Eskom is different. Whether you sullenly but dutifully pay for your power in suburbia, or gleefully and illegally tap into it, virtually everyone is affected. Every day.
Several times a day, in fact.
Load shedding is like a vampire mosquito that cannot be exterminated and is drawing debilitating amounts of blood. And now it’s unmistakably the blood of those who President Cyril Ramaphosa likes to refer to as “our people”, meaning black Africans.
This week, thousands marched on ANC offices in Cape Town and Johannesburg in #PowerToThePeople protest actions by the DA. Such marches, says the DA, cheekily stealing its line from the antiapartheid Mass Democratic Movement’s script, is part of a planned programme of “rolling mass action” leading up to next year’s general election.
Remarkably, by a significant margin, most of those taking part, certainly in the march on Luthuli House, the ANC headquarters in Johannesburg, were black. Equally remarkably, the large number of sjambok- and club-wielding “defenders” the ANC in the past mobilised and bused in “to protect” the sacred turf of Luthuli House against the political infidel, was vastly reduced.
As it turned out, except for sjambokking a few white DA supporters who had become isolated from the main body of marchers, the ANC thugs honestly didn’t seem to have their hearts in it. I guess it’s difficult to keep one’s ferocity focused when increasingly confronted with the politically bizarre phenomenon of ANC members, branches, structures and affiliates marching against ANC members, branches, structures and affiliates.
There are other signs of change in the air. Previously, South Africa’s seething masses understood well the limits of disaffection.
It’s always been acceptable to blockade public highways with burning tyres and other barriers in response to failed service delivery. It’s even been okay to throw rocks at hapless motorists.
But now public anger is becoming more directly focused on the ANC. Jan van Riebeek, apartheid, white monopoly capital and foreign agents are no longer as readily accepted as the architects of our country’s present predicament.
On Tuesday, residents of one of the most benighted local authorities in the country, the Enoch Mgijima Municipality in the Eastern Cape, laid siege to the venue hosting the ANC’s 111th birthday celebrations.
Angry at being without electricity for a month, they prevented ANC delegates from entering a gala dinner presided over by the party’s secretary general and Minister of Transport Fikile Mbalula. The glitzy celebrations were delayed for hours, as the guests waited for the Public
Order squad of the police to disperse the protesters.

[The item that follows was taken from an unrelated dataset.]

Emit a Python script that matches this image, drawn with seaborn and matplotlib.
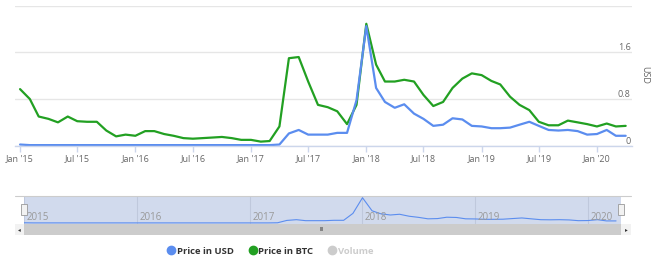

At one stage, the residents corralled one of the delegates, ANC Women’s League provincial task team leader Nokuku Dube, and bombarded her with complaints and insults, shouting that in the light of load shedding and other government collapse, the dinner was “an insult” to the people. The ANC wasn’t welcome and should hamba.

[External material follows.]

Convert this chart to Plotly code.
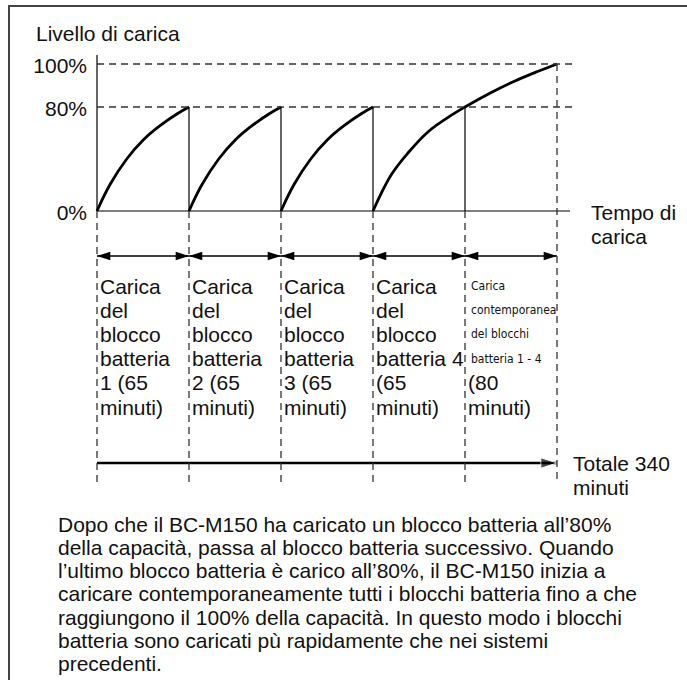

Dube can be seen remonstrating with the crowd when, out of the blue, a woman protester sneaks up behind her and snatches her hair weave from her head. The protester then dashes into the crowd to roars of laughter and hoots of encouragement, with Dube tottering in high heels in vain pursuit.
The incident is not as trivial as it appears. It is another sign of the waning respect and patience of the masses towards the ANC.
Africa is not Europe, needless to say, where politicos – with the exception of Saint Jacinda of Aotearoa – are accustomed to being held in cheerful contempt. There’s a long and tolerated tradition in the Western democracies of low-level politician abuse, ranging from rude signs to the occasional thrown egg.
The Dube comedy turn is part of a sea change.
When deference turns to derision. That’s the moment when you should start feeling nervous.
Especially if you’re a politician in Africa. And even more so if you’re a member of the governing party.